I’ve had enough of entertaining ridiculous flights of fancy from the Republican candidates: Rick Perry can’t name the third government agency he would eliminate, Michele Bachmann thinks the HPV vaccine causes mental retardation, Rick Santorum has based his entire campaign on anti-gay conservative morality, Ron Paul condemned a hypothetical uninsured man to death and Herman Cain can’t pronounce “Uzbekistan.” Even if I were a hard-core conservative, these are not the kind of people I would want running the country.
So when Cain’s hold on the lead started to slip, I began to look forward to hearing from a candidate who had something sensible to say. Someone whose foreign policy held water, whose tax plan was viable, whose platform wasn’t radically right-wing. Someone who wasn’t a trip back to the ‘50s.
Someone like Jon Huntsman or Mitt Romney, perhaps.
But no, it wasn’t to be. The candidate who is rising to fill the power vacuum at the top is none other than former House Speaker Newt Gingrich, who is currently polling at 28 percent, according to Public Policy Polling. He might be slightly less fanatical than Cain or Bachmann, but somehow I’m not reassured. Instead of the moderate presidential composure or radical crazy-eyed conservatism that we’re used to from Republican candidates, Gingrich is just kind of… bland.
During his time as House Speaker, Gingrich’s clashes with President Bill Clinton led to a government shutdown in 1995, much like the one we narrowly avoided earlier this year. Can we really afford someone in the White House who’s willing to bring the government to a grinding halt? I think we’re in enough trouble as it is.

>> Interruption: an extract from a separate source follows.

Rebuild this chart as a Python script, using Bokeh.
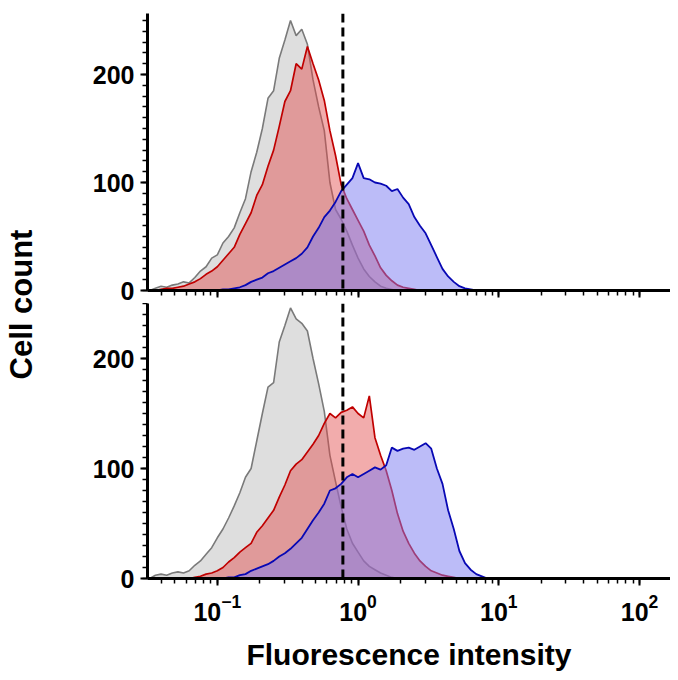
import math
from bokeh.plotting import figure
from bokeh.layouts import row, column
from bokeh.models import Range1d, FixedTicker, Span, Label, CustomJSTickFormatter
from bokeh.embed import file_html
from bokeh.resources import INLINE

# ---- data ----
# histogram channel centres, as log10(fluorescence intensity)
CHANNEL_LOG10 = [
    -1.48, -1.44, -1.40, -1.36, -1.32, -1.28, -1.24, -1.20, -1.16, -1.12,
    -1.08, -1.04, -1.00, -0.96, -0.92, -0.88, -0.84, -0.80, -0.76, -0.72,
    -0.68, -0.64, -0.60, -0.56, -0.52, -0.48, -0.44, -0.40, -0.36, -0.32,
    -0.28, -0.24, -0.20, -0.16, -0.12, -0.08, -0.04, 0.00, 0.04, 0.08,
    0.12, 0.16, 0.20, 0.24, 0.28, 0.32, 0.36, 0.40, 0.44, 0.48,
    0.52, 0.56, 0.60, 0.64, 0.68, 0.72, 0.76, 0.80, 0.84, 0.88,
    0.92,
]

TOP_GREY = [
    0, 2, 4, 3, 5, 6, 8, 7, 12, 18,
    22, 30, 33, 44, 50, 58, 72, 85, 110, 128,
    150, 178, 185, 215, 232, 250, 236, 242, 228, 195,
    170, 148, 100, 75, 66, 55, 42, 30, 20, 13,
    8, 4, 2, 1, 0, 0, 0, 0, 0, 0,
    0, 0, 0, 0, 0, 0, 0, 0, 0, 0,
    0,
]
TOP_RED = [
    0, 0, 1, 2, 2, 3, 4, 6, 8, 11,
    15, 18, 22, 28, 34, 40, 52, 62, 72, 88,
    98, 115, 130, 152, 175, 185, 210, 205, 226, 210,
    195, 176, 148, 125, 98, 85, 75, 65, 55, 42,
    32, 21, 14, 9, 5, 3, 2, 1, 0, 0,
    0, 0, 0, 0, 0, 0, 0, 0, 0, 0,
    0,
]
TOP_BLUE = [
    0, 0, 0, 0, 0, 0, 0, 0, 0, 0,
    0, 0, 0, 1, 1, 2, 3, 5, 8, 10,
    12, 16, 18, 21, 24, 27, 30, 34, 40, 50,
    58, 68, 74, 82, 92, 98, 104, 118, 104, 103,
    100, 99, 97, 92, 94, 86, 80, 68, 60, 53,
    42, 31, 20, 13, 8, 4, 2, 1, 0, 0,
    0,
]

BOTTOM_GREY = [
    0, 3, 4, 3, 5, 6, 5, 7, 12, 16,
    22, 28, 37, 45, 55, 66, 78, 92, 100, 125,
    150, 174, 178, 215, 230, 246, 236, 232, 225, 200,
    177, 152, 112, 88, 65, 45, 32, 24, 16, 11,
    8, 5, 3, 1, 0, 0, 0, 0, 0, 0,
    0, 0, 0, 0, 0, 0, 0, 0, 0, 0,
    0,
]
BOTTOM_RED = [
    0, 0, 0, 0, 0, 0, 0, 0, 1, 2,
    4, 5, 7, 10, 15, 19, 24, 28, 32, 42,
    48, 55, 62, 74, 85, 98, 104, 108, 115, 122,
    130, 141, 150, 146, 151, 153, 156, 150, 146, 166,
    128, 112, 98, 80, 59, 43, 32, 23, 16, 11,
    7, 5, 3, 2, 1, 0, 0, 0, 0, 0,
    0,
]
BOTTOM_BLUE = [
    0, 0, 0, 0, 0, 0, 0, 0, 0, 0,
    0, 0, 0, 0, 1, 1, 3, 4, 7, 9,
    11, 13, 16, 20, 23, 27, 32, 37, 45, 53,
    60, 68, 80, 82, 86, 92, 95, 92, 95, 98,
    101, 99, 103, 119, 116, 118, 119, 117, 120, 123,
    118, 100, 86, 62, 45, 25, 14, 8, 4, 2,
    0,
]

GATE_INTENSITY = 0.78
Y_TICKS = [0, 100, 200]
Y_MINOR_TICKS = [0, 10, 20, 30, 40, 50, 60, 70, 80, 90, 100, 110, 120, 130,
                 140, 150, 160, 170, 180, 190, 200, 210, 220, 230, 240, 250]
X_LIMITS = (0.0319, 166.0)
TOP_YMAX = 256.5
BOTTOM_YMAX = 250.0

X_LABEL = "Fluorescence intensity"
Y_LABEL = "Cell count"

FONT = "Liberation Sans"
GREY_LINE, GREY_FILL = "#7a7a7a", "#9a9a9a"
RED_LINE, RED_FILL = "#c00000", "#e24848"
BLUE_LINE, BLUE_FILL = "#0808b4", "#7979f1"

intensity = [10 ** v for v in CHANNEL_LOG10]


def style_axes(p):
    for ax in (p.xaxis[0], p.yaxis[0]):
        ax.axis_line_width = 3
        ax.axis_line_color = "black"
        ax.major_tick_line_width = 2
        ax.minor_tick_line_width = 1.5
        ax.major_tick_in = 0
        ax.minor_tick_in = 0
        ax.major_tick_out = 7
        ax.minor_tick_out = 5
        ax.major_label_text_font = FONT
        ax.major_label_text_font_style = "bold"
        ax.major_label_text_color = "black"
    p.yaxis[0].ticker = FixedTicker(ticks=Y_TICKS, minor_ticks=Y_MINOR_TICKS)
    p.yaxis[0].major_label_text_font_size = "25px"
    p.yaxis[0].major_label_standoff = 6
    p.xgrid.visible = False
    p.ygrid.visible = False
    p.outline_line_color = None


def panel(grey, red, blue, ymax, frame_h, bottom):
    p = figure(
        x_axis_type="log",
        x_range=Range1d(*X_LIMITS),
        y_range=Range1d(0, ymax),
        frame_width=523,
        frame_height=frame_h,
        min_border_left=99,
        min_border_right=0,
        min_border_top=0 if bottom else 13,
        min_border_bottom=0 if bottom else 13,
        output_backend="svg",
        toolbar_location=None,
        background_fill_color="white",
        border_fill_color="white",
    )
    for counts, lc, fc, fa, lw in ((grey, GREY_LINE, GREY_FILL, 0.33, 1.6),
                                   (red, RED_LINE, RED_FILL, 0.45, 1.7),
                                   (blue, BLUE_LINE, BLUE_FILL, 0.5, 1.8)):
        p.varea(x=intensity, y1=[0] * len(counts), y2=counts,
                fill_color=fc, fill_alpha=fa)
        p.line(x=intensity, y=counts, line_color=lc, line_width=lw)
    p.add_layout(Span(location=GATE_INTENSITY, dimension="height",
                      line_color="black", line_width=3, line_dash="9 5"))
    style_axes(p)
    if bottom:
        p.xaxis[0].major_label_text_font_size = "25px"
        p.xaxis[0].major_label_standoff = 8
        p.xaxis[0].axis_label = X_LABEL
        p.xaxis[0].axis_label_text_font = FONT
        p.xaxis[0].axis_label_text_font_style = "bold"
        p.xaxis[0].axis_label_text_font_size = "30px"
        p.xaxis[0].axis_label_text_color = "black"
        p.xaxis[0].axis_label_standoff = 14
    else:
        p.xaxis[0].formatter = CustomJSTickFormatter(code="return '';")
        p.xaxis[0].major_label_text_font_size = "10px"
        p.xaxis[0].major_label_standoff = 0
    return p


top = panel(TOP_GREY, TOP_RED, TOP_BLUE, TOP_YMAX, 277, False)
bot = panel(BOTTOM_GREY, BOTTOM_RED, BOTTOM_BLUE, BOTTOM_YMAX, 275, True)

TOTAL_H = 665
lab = figure(
    x_range=Range1d(0, 48), y_range=Range1d(0, TOTAL_H),
    frame_width=48, frame_height=TOTAL_H,
    min_border=0, output_backend="svg", toolbar_location=None,
)
lab.axis.visible = False
lab.xgrid.visible = False
lab.ygrid.visible = False
lab.outline_line_color = None
lab.add_layout(Label(
    x=21, y=TOTAL_H - 304, text=Y_LABEL, angle=math.pi / 2,
    text_align="center", text_baseline="middle",
    text_font=FONT, text_font_style="bold", text_font_size="31px",
    text_color="black",
))

layout = row(lab, column(top, bot, spacing=0), spacing=0)
open("out.html", "w").write(file_html(layout, INLINE))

Gingrich’s presidential campaign has so far been unremarkable: he was largely a non-contender during the debates, often being passed over in favor of Perry and Romney. He’s flip-flopped on foreign policy, supporting a no-fly zone in Libya but then condemning United States involvement, and has spoken out against torture but doesn’t think that waterboarding qualifies. He generally seems to be more concerned with nebulous looming specters than actual concrete issues, and is willing to condemn the communist-liberal-socialist-secular-fascist enemy but is less able to specify how. Part of that might be the lack of attention his campaign has received until recently, but perhaps not.
The thing I find most worrying about Gingrich, however, is not his shaky policies or the fact that his head looks like a cantaloupe, but rather the fact that he is not once but twice divorced and has engaged in numerous extra-marital affairs. This is the same guy who led Clinton’s impeachment proceedings and claimed gay marriage was a “temporary aberration.” He’s a pro at talking out of both sides of his mouth: preaching family values while simultaneously leaving his wife, who was diagnosed with cancer, for a younger woman.
He has, however, justified this lack of fidelity. “There’s no question at times in my life, partially driven by how passionately I felt about this country, that I worked too hard and things happened in my life that were not appropriate,” he told CNN in March.
That’s right: Newt Gingrich cheated on his wives because he loved America too much. How’s that for presidential?